To say this all started on a Sunday would be an oversight. Really, it started many years ago in a country that now doesn't exist. It started in a kitchen where there was never enough food, where you ate the same thing all winter. It started in Slovenia, in a village without roads; it started with my Staramama.

But for me, this recipe started on a Sunday. Sunday is synonymous with tradition, and for us — for a long time — our tradition was the drive to Keilor, taking a seat at a laminex table, eating half of the food placed before us and then, later, coffee and potica. Without fail, Staramama would place the walnut loaf on the table each Sunday, it's layers spinning and swirling, the sugary filling oozing onto the plate if we were lucky enough to catch it straight out of the oven. To her, it was as necessary as a loaf of bread.

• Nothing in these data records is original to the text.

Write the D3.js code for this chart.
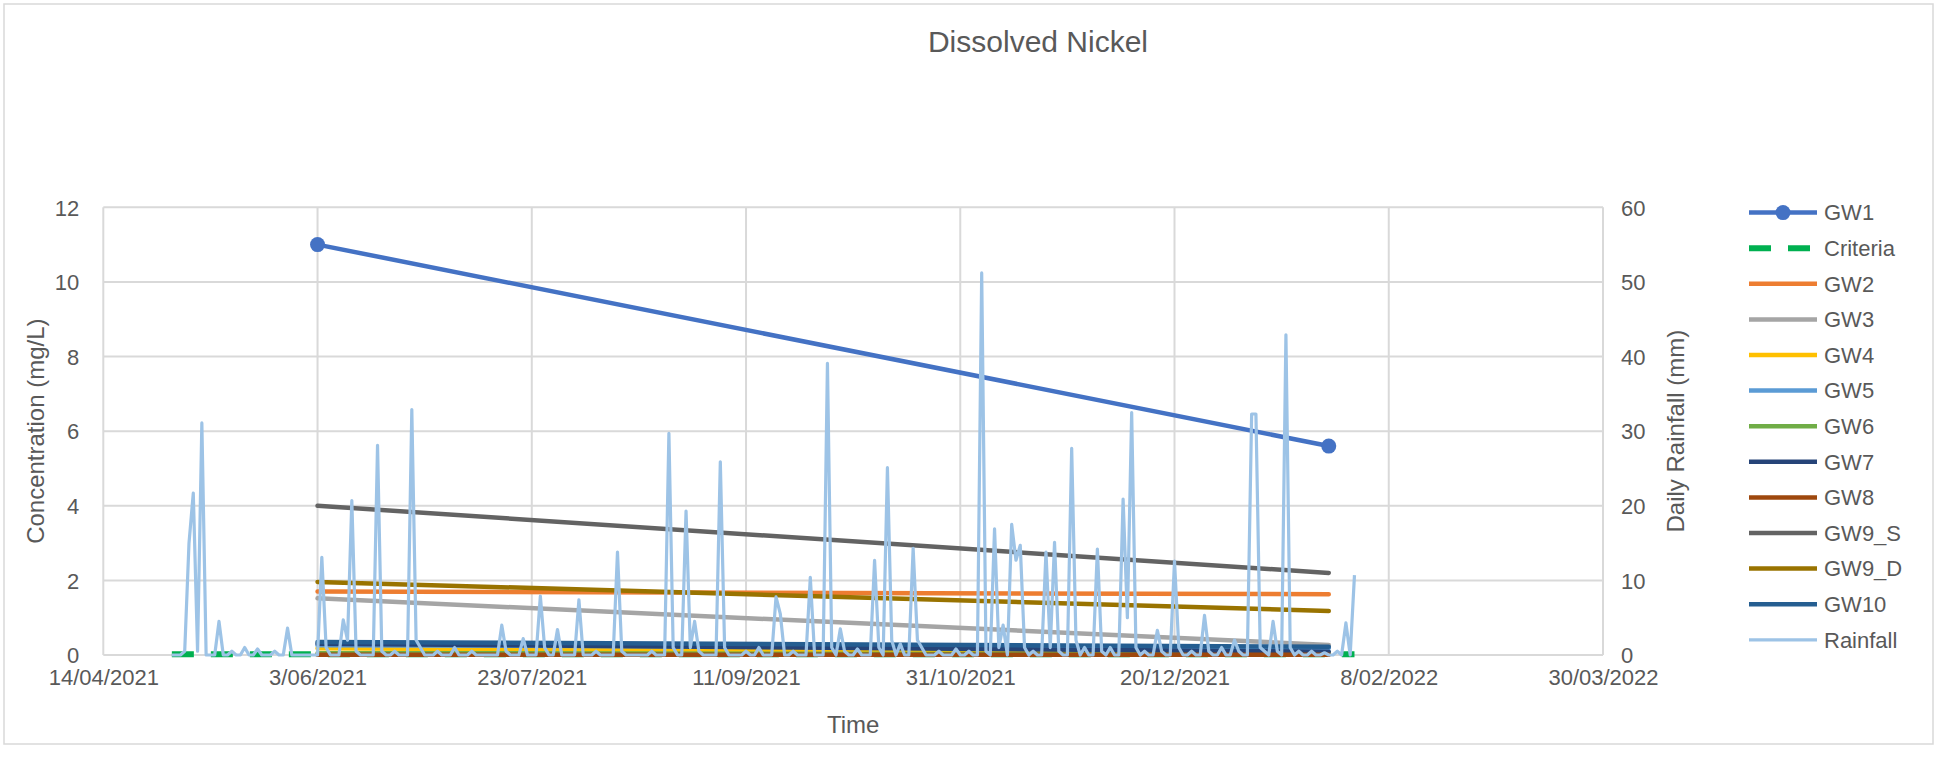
<!DOCTYPE html>
<html>
<head>
<meta charset="utf-8">
<script src="https://cdn.jsdelivr.net/npm/d3@7/dist/d3.min.js"></script>
<style>
  body { margin: 0; background: #fff; }
  text { font-family: "Liberation Sans", Arial, sans-serif; fill: #595959; }
</style>
</head>
<body>
<svg id="chart" width="1937" height="760"></svg>
<script>
// x axis tick labels (every 50 days)
const xTicks = ['14/04/2021', '3/06/2021', '23/07/2021', '11/09/2021', '31/10/2021', '20/12/2021', '8/02/2022', '30/03/2022'];
const yTicks = [0, 2, 4, 6, 8, 10, 12];
const y2Ticks = [0, 10, 20, 30, 40, 50, 60];

// groundwater samples: first and last sampling date
const sampleDates = ['3/06/2021', '25/01/2022'];
const seriesNames = ['GW1', 'Criteria', 'GW2', 'GW3', 'GW4', 'GW5', 'GW6', 'GW7', 'GW8', 'GW9_S', 'GW9_D', 'GW10', 'Rainfall'];
const gw1 = [11.0, 5.6];
const gw2 = [1.70, 1.63];
const gw3 = [1.52, 0.27];
const gw4 = [0.18, 0.05];
const gw5 = [0.26, 0.19];
const gw6 = [0.05, 0.02];
const gw7 = [0.30, 0.09];
const gw8 = [0.01, 0.005];
const gw9s = [4.0, 2.2];
const gw9d = [1.96, 1.18];
const gw10 = [0.35, 0.22];

// criteria line
const criteriaDates = ['30/04/2021', '31/01/2022'];
const criteria = [0.02, 0.02];

// daily rainfall (mm) from 30/04/2021 to 31/01/2022
const rainStart = '30/04/2021';
const rainfall = [
  0, 0, 0, 0.5, 15, 21.7, 0.5, 31.1, 0, 0,
  0, 4.5, 0, 0, 0.5, 0, 0, 1, 0, 0,
  0.8, 0, 0, 0, 0.5, 0, 0, 3.6, 0, 0,
  0, 0, 0, 0, 0, 13.1, 1, 0, 0, 0,
  4.7, 2, 20.7, 0.5, 0, 0, 0, 0, 28.1, 0.5,
  0, 0, 0.5, 0, 0, 0, 32.9, 2, 1, 0,
  0, 0, 0.5, 0, 0, 0, 1, 0, 0, 0,
  0.5, 0, 0, 0, 0, 0, 0, 4, 0.5, 0,
  0, 0, 2.2, 0, 0, 0, 7.9, 1, 0, 0,
  3.4, 0, 0, 0, 0, 7.4, 0, 0, 0, 0.5,
  0, 0, 0, 0, 13.8, 0.5, 0, 0, 0, 0,
  0, 0, 0.5, 0, 0, 0, 29.7, 1, 0, 0,
  19.3, 1, 4.5, 0.5, 0, 0, 0, 0, 25.9, 1,
  0, 0, 0, 0, 0.5, 0, 0, 1, 0, 0,
  0, 7.8, 5.5, 0, 0, 0.5, 0, 0, 0, 10.4,
  0, 0, 0, 39.1, 1, 0, 3.5, 0.5, 0, 0,
  0.8, 0, 0, 0, 12.7, 1, 0, 25.1, 2, 0,
  1.5, 0, 0, 14.3, 2, 1, 0, 0, 0, 0.5,
  0, 0, 0, 0.8, 0, 0, 0.5, 0, 0, 51.2,
  0.5, 0, 16.9, 1, 4, 0, 17.5, 12.7, 14.7, 1,
  0, 0.5, 0, 0, 13.8, 1, 15.1, 0.5, 0, 0,
  27.7, 2, 0, 1, 0, 0, 14.2, 0.5, 0, 1,
  0, 0, 20.9, 5, 32.5, 1, 0, 0.5, 0, 0,
  3.3, 0.5, 0, 0, 12.6, 1, 0, 0, 0.5, 0,
  0, 5.3, 0.5, 0, 0, 1, 0, 0, 2, 0.5,
  0, 0, 32.3, 32.3, 1, 0.5, 0, 4.5, 0.5, 0,
  42.9, 1, 0, 0.5, 0, 0, 0.5, 0, 0, 0.3,
  0, 0, 0.5, 0, 4.3, 0, 10.7
];

const colors = {
  GW1: '#4472c4', Criteria: '#00b050', GW2: '#ed7d31', GW3: '#a5a5a5', GW4: '#ffc000',
  GW5: '#5b9bd5', GW6: '#70ad47', GW7: '#264478', GW8: '#9e480e', GW9_S: '#636363',
  GW9_D: '#997300', GW10: '#255e91', Rainfall: '#9dc3e6'
};

const parse = d3.timeParse('%d/%m/%Y');
const fmt = d3.timeFormat('%-d/%m/%Y');

const svg = d3.select('#chart');
const plotLeft = 103.3, plotRight = 1603, plotTop = 207.3, plotBottom = 655;

// outer chart border
svg.append('rect')
  .attr('x', 4).attr('y', 4).attr('width', 1929).attr('height', 740)
  .attr('fill', 'none').attr('stroke', '#d9d9d9').attr('stroke-width', 1.5);

const x = d3.scaleTime()
  .domain([parse(xTicks[0]), parse(xTicks[xTicks.length - 1])])
  .range([plotLeft, plotRight]);
const y = d3.scaleLinear().domain([0, 12]).range([plotBottom, plotTop]);
const y2 = d3.scaleLinear().domain([0, 60]).range([plotBottom, plotTop]);

// gridlines
const grid = svg.append('g').attr('stroke', '#d9d9d9').attr('stroke-width', 2);
grid.selectAll('line.h').data(yTicks).enter().append('line')
  .attr('x1', plotLeft).attr('x2', plotRight)
  .attr('y1', d => y(d)).attr('y2', d => y(d));
grid.selectAll('line.v').data(xTicks).enter().append('line')
  .attr('x1', d => x(parse(d))).attr('x2', d => x(parse(d)))
  .attr('y1', plotTop).attr('y2', plotBottom);

// axes
const xAxis = svg.append('g')
  .attr('transform', `translate(0,${plotBottom})`)
  .call(d3.axisBottom(x).tickValues(xTicks.map(parse)).tickFormat(fmt).tickSize(0).tickPadding(14));
const yAxis = svg.append('g')
  .attr('transform', `translate(${plotLeft},0)`)
  .call(d3.axisLeft(y).tickValues(yTicks).tickSize(0).tickPadding(24));
const y2Axis = svg.append('g')
  .attr('transform', `translate(${plotRight},0)`)
  .call(d3.axisRight(y2).tickValues(y2Ticks).tickSize(0).tickPadding(18));
[xAxis, yAxis, y2Axis].forEach(a => {
  a.select('.domain').remove();
  a.selectAll('text').style('font-size', '22px').attr('fill', '#595959')
    .style('font-family', '"Liberation Sans", Arial, sans-serif');
});
yAxis.selectAll('text').attr('dy', '0.35em');
y2Axis.selectAll('text').attr('dy', '0.35em');

// line series
const gwData = { GW1: gw1, Criteria: criteria, GW2: gw2, GW3: gw3, GW4: gw4, GW5: gw5, GW6: gw6,
  GW7: gw7, GW8: gw8, GW9_S: gw9s, GW9_D: gw9d, GW10: gw10 };
const line = d3.line().x(d => x(d.date)).y(d => y(d.value));

const series = svg.append('g').attr('fill', 'none');
seriesNames.filter(n => n !== 'Rainfall').forEach(name => {
  const dates = name === 'Criteria' ? criteriaDates : sampleDates;
  const pts = gwData[name].map((v, i) => ({ date: parse(dates[i]), value: v }));
  const path = series.append('path')
    .datum(pts)
    .attr('d', line)
    .attr('stroke', colors[name])
    .attr('stroke-width', name === 'Criteria' ? 6 : 4.5)
    .attr('stroke-linecap', 'round');
  if (name === 'Criteria') path.attr('stroke-dasharray', '22,17').attr('stroke-linecap', 'butt');
  if (name === 'GW1') {
    series.selectAll('circle.gw1').data(pts).enter().append('circle')
      .attr('cx', d => x(d.date)).attr('cy', d => y(d.value)).attr('r', 7.5)
      .attr('fill', colors.GW1);
  }
});

// rainfall on secondary axis
const rStart = parse(rainStart);
const rainPts = rainfall.map((v, i) => ({ date: d3.timeDay.offset(rStart, i), value: v }));
svg.append('path')
  .datum(rainPts)
  .attr('fill', 'none')
  .attr('stroke', colors.Rainfall)
  .attr('stroke-width', 3.2)
  .attr('stroke-linejoin', 'round')
  .attr('d', d3.line().x(d => x(d.date)).y(d => y2(d.value)));

// title and axis titles
svg.append('text').attr('x', 1038).attr('y', 52).attr('text-anchor', 'middle')
  .style('font-size', '30px').text('Dissolved Nickel');
svg.append('text').attr('x', (plotLeft + plotRight) / 2).attr('y', 733).attr('text-anchor', 'middle')
  .style('font-size', '24px').text('Time');
svg.append('text').attr('transform', `translate(44,${(plotTop + plotBottom) / 2}) rotate(-90)`)
  .attr('text-anchor', 'middle').style('font-size', '24px').text('Concentration (mg/L)');
svg.append('text').attr('transform', `translate(1684,${(plotTop + plotBottom) / 2}) rotate(-90)`)
  .attr('text-anchor', 'middle').style('font-size', '24px').text('Daily Rainfall (mm)');

// legend
const legend = svg.append('g').attr('transform', 'translate(1749,212.6)');
const rows = legend.selectAll('g').data(seriesNames).enter().append('g')
  .attr('transform', (d, i) => `translate(0,${i * 35.6})`);
rows.append('line')
  .attr('x1', 0).attr('x2', 68).attr('y1', 0).attr('y2', 0)
  .attr('stroke', d => colors[d])
  .attr('stroke-width', d => d === 'Criteria' ? 6 : (d === 'Rainfall' ? 3.2 : 4.5))
  .attr('stroke-dasharray', d => d === 'Criteria' ? '22,17' : null);
rows.filter(d => d === 'GW1').append('circle')
  .attr('cx', 34).attr('cy', 0).attr('r', 7.5).attr('fill', colors.GW1);
rows.append('text').attr('x', 75).attr('dy', '0.35em').style('font-size', '22px').text(d => d);
</script>
</body>
</html>
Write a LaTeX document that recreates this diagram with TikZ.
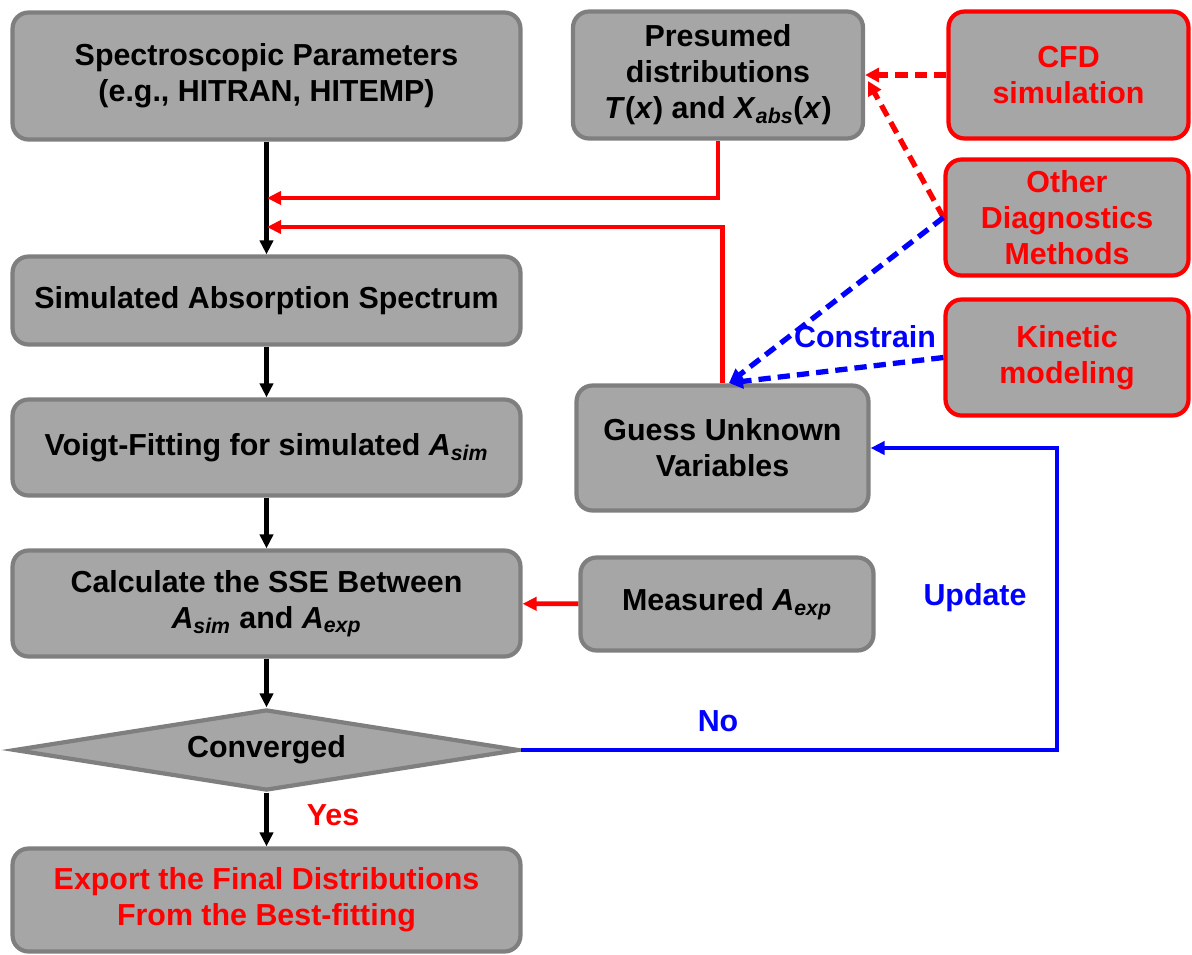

Growing up in Klenik, a small village outside of Ljubljana, Staramama never had enough to eat. Potica (pronounced paw-tee-tzah) seems like it would have been the ultimate decadence when polenta and cabbage were all you had to eat all winter. Years later she would still set the table with twice as much food as needed, not wanting anyone to go hungry. When she taught me how to make potica, her measurements were industrial, almost infinite, making enough to survive the winter. She bakes without recipe, the method inherent through practice. My dad tells me how he used to sit on the porch and crack the walnuts by hand.

She doesn't bake potica anymore — in fact, no one really does. But when I do, it gets us talking. Taking the loaf out of the oven, the sweet bread aroma still reminds me of her home. The smell is of Sunday, the taste is Staramama.